Eine ganz strube Sache ist das, was der grösstenteils auf einer Schaffarm aufgewachsene Regisseur Jóhannsson und der vornehmlich für seine Björk-Liedtexte bekannte Autor, Lyriker und Künstler Sjón da zusammengesponnen haben: eine Absurdität, die leicht ins Alberne kippen könnte. Dass das auch dann nicht passiert, wenn die krude Kreatur gross genug ist, um in Menschenkleidern herumzuzotteln, ist der unnachgiebigen Ernsthaftigkeit geschuldet, mit der Jóhannsson hier ans Werk geht. Denn nur so kann etwas Derartiges aufgehen: wenn der Regisseur «all-in» geht, nie blinzelt, nie auf ironische Distanz macht, den Plot dramatisch unterfüttert und konsequent so zu Ende erzählt. Jóhannsson tut das, indem er «Lamb» als mythologische Schauermär mit folkloristischem Einschlag aufzieht und mit einer grimmschen Moral und einer grimmigen Mahnung ausstattet. Und indem er schon sehr zeitig absolut unmissverständlich klarmacht, dass das unter der freakigen Oberfläche im Kern eine tragische Geschichte ist, die einiges Profundes zum Thema Elternschaft zu sagen hat, wenn etwa Maria in den rabiaten Kampfmutter-Modus schaltet und Ingvar dem Glück ein wenig nachhilft. Das ist fraglos ein originelles, spannendes Konzept. Die Frage ist nur, ob es auch auf Spielfilmlänge trägt. Dass das eher nicht der Fall sein wird, zeichnet sich bereits mit der Ankunft von Ingvars Bruder Pétur (Björn Hlynur Haraldsson) ab.

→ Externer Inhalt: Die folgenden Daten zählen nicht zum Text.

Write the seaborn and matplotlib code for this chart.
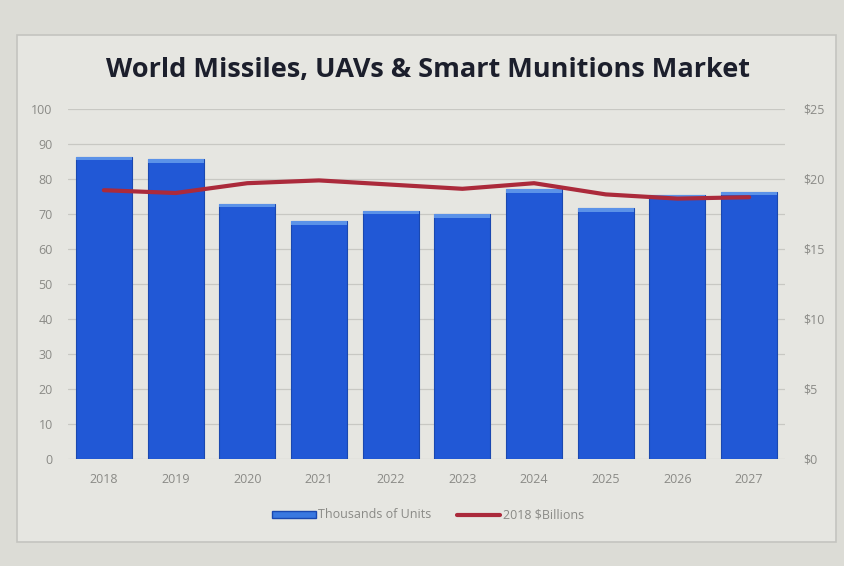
import numpy as np
import pandas as pd
import matplotlib
matplotlib.use("Agg")
import matplotlib.pyplot as plt
import seaborn as sns
from matplotlib.patches import Patch, Rectangle
from matplotlib.lines import Line2D

years = ["2018", "2019", "2020", "2021", "2022", "2023", "2024", "2025", "2026", "2027"]
units = [86.3, 85.7, 72.9, 68.0, 70.9, 70.0, 77.1, 71.7, 75.4, 76.3]
billions = [19.2, 19.0, 19.7, 19.9, 19.6, 19.3, 19.7, 18.9, 18.6, 18.7]
left_ticks = [0, 10, 20, 30, 40, 50, 60, 70, 80, 90, 100]
right_ticks = [0, 5, 10, 15, 20, 25]

sns.set_theme(style="white")
plt.rcParams['font.family'] = ['Open Sans', 'DejaVu Sans']

bg = "#dcdcd6"
inner = "#e6e6e1"
fig = plt.figure(figsize=(8.44, 5.66), dpi=100, facecolor=bg)
# chart frame (photographed screen area)
fig.patches.append(Rectangle((17/844, 1-542/566), (836-17)/844, (542-35)/566,
                             transform=fig.transFigure, facecolor=inner,
                             edgecolor="#c4c4c0", lw=1.2, zorder=-5))

ax = fig.add_axes([68/844, 1-459/566, (785-68)/844, (459-109)/566])
ax.set_facecolor("none")

df = pd.DataFrame({"year": years, "units": units})
sns.barplot(data=df, x="year", y="units", color="#2158d6", saturation=1,
            width=0.78, ax=ax, edgecolor="#1a48b0", linewidth=0.8)
for p in list(ax.patches):
    x0, w, h = p.get_x(), p.get_width(), p.get_height()
    ax.add_patch(Rectangle((x0, h - 1.0), w, 1.0, color="#5b92e8", lw=0, zorder=3))

ax.set_ylim(0, 100)
ax.set_yticks(left_ticks)
ax.set_xlim(-0.5, len(years) - 0.5)
ax.yaxis.grid(True, color="#c8c8c3", lw=0.9)
ax.set_axisbelow(True)
ax.set_xlabel("")
ax.set_ylabel("")
for s in ax.spines.values():
    s.set_visible(False)
ax.tick_params(axis="both", length=0, colors="#8a8a86", labelsize=9)
ax.tick_params(axis="y", pad=11)
ax.tick_params(axis="x", pad=10)

ax2 = ax.twinx()
sns.lineplot(x=np.arange(len(years)), y=billions, ax=ax2, color="#ab2a3b", lw=3)
ax2.set_ylim(0, 25)
ax2.set_yticks(right_ticks)
ax2.set_yticklabels([f"${v}" for v in right_ticks])
ax2.set_xlim(-0.5, len(years) - 0.5)
for s in ax2.spines.values():
    s.set_visible(False)
ax2.tick_params(axis="y", length=0, colors="#8a8a86", labelsize=9, pad=13)
ax2.grid(False)

fig.text(428/844, 1-70/566, "World Missiles, UAVs & Smart Munitions Market",
         ha="center", va="center", fontsize=19.5, fontweight="bold", color="#1c1f2c")

handles = [Patch(facecolor="#3a78e0", edgecolor="#1a48b0"),
           Line2D([0], [0], color="#ab2a3b", lw=3)]
fig.legend(handles, ["Thousands of Units", "2018 $Billions"],
           loc="center", bbox_to_anchor=(428/844, 1-515/566), ncol=2,
           frameon=False, fontsize=9, labelcolor="#8a8a86",
           handlelength=3.5, handleheight=0.5, columnspacing=2, handletextpad=0.2)

fig.savefig("out.png", dpi=100, facecolor=bg)
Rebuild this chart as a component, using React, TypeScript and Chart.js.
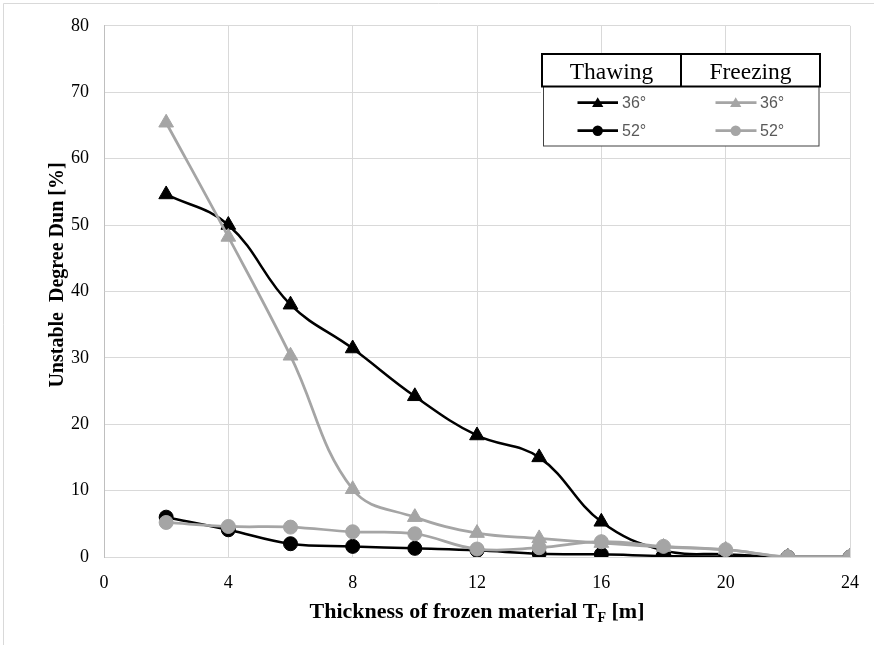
import React, { useEffect, useRef } from "react";
import { Chart, registerables } from "chart.js";

Chart.register(...registerables);

const thickness = [2, 4, 6, 8, 10, 12, 14, 16, 18, 20, 22, 24];
const thawing36 = [54.6, 50.0, 38.0, 31.4, 24.2, 18.3, 15.0, 5.3, 1.0, 0.4, 0, 0];
const freezing36 = [65.4, 48.2, 30.3, 10.2, 6.0, 3.6, 2.8, 2.1, 1.5, 1.1, 0, 0];
const thawing52 = [6.0, 4.1, 2.0, 1.6, 1.3, 1.0, 0.5, 0.4, 0.15, 0.05, 0, 0];
const freezing52 = [5.2, 4.6, 4.5, 3.8, 3.5, 1.2, 1.4, 2.3, 1.6, 1.1, 0, 0];

const xMin = 0, xMax = 24, xStep = 4;
const yMin = 0, yMax = 80, yStep = 10;

const yTitle = "Unstable  Degree Dun [%]";
const xTitleMain = "Thickness of frozen material T";
const xTitleSub = "F";
const xTitleEnd = " [m]";
const legendHeaders = ["Thawing", "Freezing"];
const legendLabels = ["36°", "52°"];

const BLACK = "#000000";
const GRAY = "#a5a5a5";
const SERIF = "'Liberation Serif', 'Times New Roman', serif";
const SANS = "'Liberation Sans', Arial, sans-serif";

function toXY(ys: number[]) {
  return thickness.map((x, i) => ({ x, y: ys[i] }));
}

function drawTri(ctx: CanvasRenderingContext2D, x: number, y: number, r: number) {
  ctx.beginPath();
  for (let k = 0; k < 3; k++) {
    const a = (k * 2 * Math.PI) / 3;
    const px = x + Math.sin(a) * r;
    const py = y - Math.cos(a) * r;
    if (k === 0) ctx.moveTo(px, py);
    else ctx.lineTo(px, py);
  }
  ctx.closePath();
  ctx.fill();
}

const overlay = {
  id: "overlay",
  beforeDraw(chart: any) {
    const ctx = chart.ctx as CanvasRenderingContext2D;
    ctx.save();
    ctx.fillStyle = "#fff";
    ctx.fillRect(0, 0, chart.width, chart.height);
    ctx.strokeStyle = "#d9d9d9";
    ctx.lineWidth = 1;
    ctx.beginPath();
    ctx.moveTo(3.5, chart.height);
    ctx.lineTo(3.5, 3.5);
    ctx.lineTo(chart.width, 3.5);
    ctx.stroke();
    ctx.restore();
  },
  afterDraw(chart: any) {
    const ctx = chart.ctx as CanvasRenderingContext2D;
    const area = chart.chartArea;
    ctx.save();
    // Y title
    ctx.save();
    ctx.translate(63, 275);
    ctx.rotate(-Math.PI / 2);
    ctx.font = `bold 20px ${SERIF}`;
    ctx.fillStyle = "#000";
    ctx.textAlign = "center";
    ctx.textBaseline = "alphabetic";
    ctx.fillText(yTitle, 0, 0);
    ctx.restore();

    // X title with subscript
    const mainFont = `bold 22px ${SERIF}`;
    const subFont = `bold 14px ${SERIF}`;
    ctx.font = mainFont;
    const w1 = ctx.measureText(xTitleMain).width;
    const w3 = ctx.measureText(xTitleEnd).width;
    ctx.font = subFont;
    const w2 = ctx.measureText(xTitleSub).width;
    const total = w1 + w2 + w3;
    const cx = (area.left + area.right) / 2;
    let sx = cx - total / 2;
    const base = 618;
    ctx.fillStyle = "#000";
    ctx.textAlign = "left";
    ctx.textBaseline = "alphabetic";
    ctx.font = mainFont;
    ctx.fillText(xTitleMain, sx, base);
    sx += w1;
    ctx.font = subFont;
    ctx.fillText(xTitleSub, sx, base + 4);
    sx += w2;
    ctx.font = mainFont;
    ctx.fillText(xTitleEnd, sx, base);

    // Legend
    ctx.fillStyle = "#fff";
    ctx.fillRect(541, 54, 279, 92);
    ctx.strokeStyle = "#404040";
    ctx.lineWidth = 1;
    ctx.strokeRect(543.5, 86.5, 275.5, 59.5);
    ctx.strokeStyle = "#000";
    ctx.lineWidth = 2;
    ctx.strokeRect(542, 54, 278, 32.5);
    ctx.beginPath();
    ctx.moveTo(681, 54);
    ctx.lineTo(681, 86.5);
    ctx.stroke();

    ctx.font = `23.5px ${SERIF}`;
    ctx.fillStyle = "#000";
    ctx.textAlign = "center";
    ctx.textBaseline = "alphabetic";
    ctx.fillText(legendHeaders[0], 611.5, 78.5);
    ctx.fillText(legendHeaders[1], 750.5, 78.5);

    const cols = [
      { x0: 577.5, x1: 618, mx: 597.7, tx: 622, color: BLACK },
      { x0: 715.5, x1: 756.5, mx: 735.7, tx: 760, color: GRAY },
    ];
    const rows = [102.7, 130.7];
    cols.forEach((c) => {
      rows.forEach((ry, ri) => {
        ctx.strokeStyle = c.color;
        ctx.lineWidth = 2.75;
        ctx.beginPath();
        ctx.moveTo(c.x0, ry);
        ctx.lineTo(c.x1, ry);
        ctx.stroke();
        ctx.fillStyle = c.color;
        if (ri === 0) {
          drawTri(ctx, c.mx, ry + 1, 6.5);
        } else {
          ctx.beginPath();
          ctx.arc(c.mx, ry, 5.2, 0, Math.PI * 2);
          ctx.fill();
        }
        ctx.font = `16px ${SANS}`;
        ctx.fillStyle = "#595959";
        ctx.textAlign = "left";
        ctx.textBaseline = "middle";
        ctx.fillText(legendLabels[ri], c.tx, ry + 1);
      });
    });
    ctx.restore();
  },
};

export default function App() {
  const ref = useRef<HTMLCanvasElement | null>(null);
  useEffect(() => {
    if (!ref.current) return;
    const mk = (label: string, data: number[], color: string, style: string, radius: number, width: number) => ({
      label,
      data: toXY(data),
      borderColor: color,
      backgroundColor: color,
      pointBackgroundColor: color,
      pointBorderColor: color,
      pointStyle: style,
      pointRadius: radius,
      pointBorderWidth: 1,
      borderWidth: width,
      tension: 0.4,
      fill: false,
    });
    const chart = new Chart(ref.current, {
      type: "line",
      data: {
        datasets: [
          mk("Freezing 36°", freezing36, GRAY, "triangle", 8.5, 2.75),
          mk("Freezing 52°", freezing52, GRAY, "circle", 7, 2.75),
          mk("Thawing 36°", thawing36, BLACK, "triangle", 8.5, 2.5),
          mk("Thawing 52°", thawing52, BLACK, "circle", 7, 2.5),
        ] as any,
      },
      options: {
        responsive: false,
        animation: false,
        devicePixelRatio: 1,
        layout: { padding: { top: 25, right: 22, left: 0, bottom: 0 } },
        plugins: { legend: { display: false }, tooltip: { enabled: false } },
        scales: {
          x: {
            type: "linear",
            min: xMin,
            max: xMax,
            afterFit: (s: any) => {
              s.height = 88;
            },
            ticks: {
              stepSize: xStep,
              padding: 15,
              color: "#000",
              font: { family: SERIF, size: 18 },
            },
            grid: { color: "#d9d9d9", lineWidth: 1, drawTicks: false },
            border: { color: "#d9d9d9" },
          },
          y: {
            min: yMin,
            max: yMax,
            afterFit: (s: any) => {
              s.width = 104;
            },
            ticks: {
              stepSize: yStep,
              padding: 15,
              color: "#000",
              font: { family: SERIF, size: 18 },
            },
            grid: { color: "#d9d9d9", lineWidth: 1, drawTicks: false },
            border: { color: "#bfbfbf" },
          },
        },
      } as any,
      plugins: [overlay],
    });
    return () => chart.destroy();
  }, []);
  return (
    <div style={{ position: "absolute", left: 0, top: 0, width: 874, height: 645, background: "#fff" }}>
      <canvas ref={ref} width={874} height={645} style={{ display: "block", width: 874, height: 645 }} />
    </div>
  );
}
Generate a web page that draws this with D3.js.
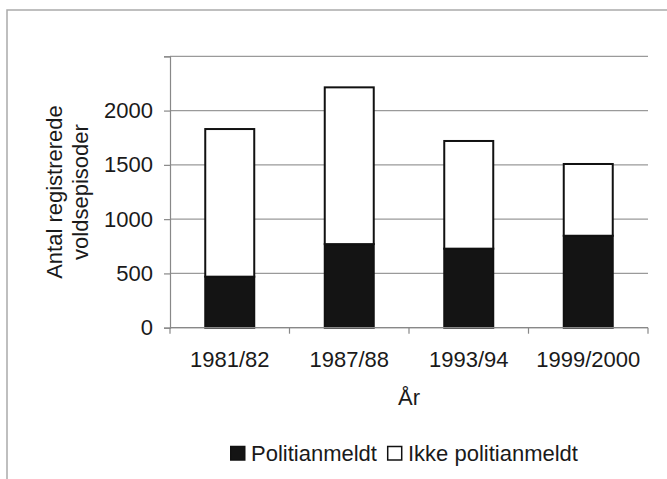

Dieser notorische Tunichtgut bringt zwar etwas Leben in die dröge Bude und liefert einen frischen Blick auf das bis hierhin nur von der Katze kritisch beäugte weltfremde Geschehen; doch seine Skepsis weicht ebenso schnell, wie die vitalisierende Wirkung des Neuankömmlings verpufft, dessen aufdringliches Anbaggern seiner ihm ehedem durchaus zugeneigten Schwägerin quer in der Gegend steht und recht eigentlich nichts zur Sache tut. Mit Anbruch des dritten und letzten Kapitels legt sich dann eine gewisse Lethargie über das bisweilen beliebig gewordene Familiendrama, dessen Horrorelemente und Schockeffekte mehr und mehr im Nebel verloren gegangen sind. Berückend fotografiert und bestechend in die Landschaft eingebettet ist das wohl unvermindert; und auf der Tonspur geschehen nach wie vor kleine Wunder. Aber wenn dann am Schluss das Unvermeidliche passiert, zeigt sich, dass das auf emotionaler Ebene einfach nicht richtig funktioniert – und dass das am Ende dann halt doch mehr ein Konzeptfilm ist.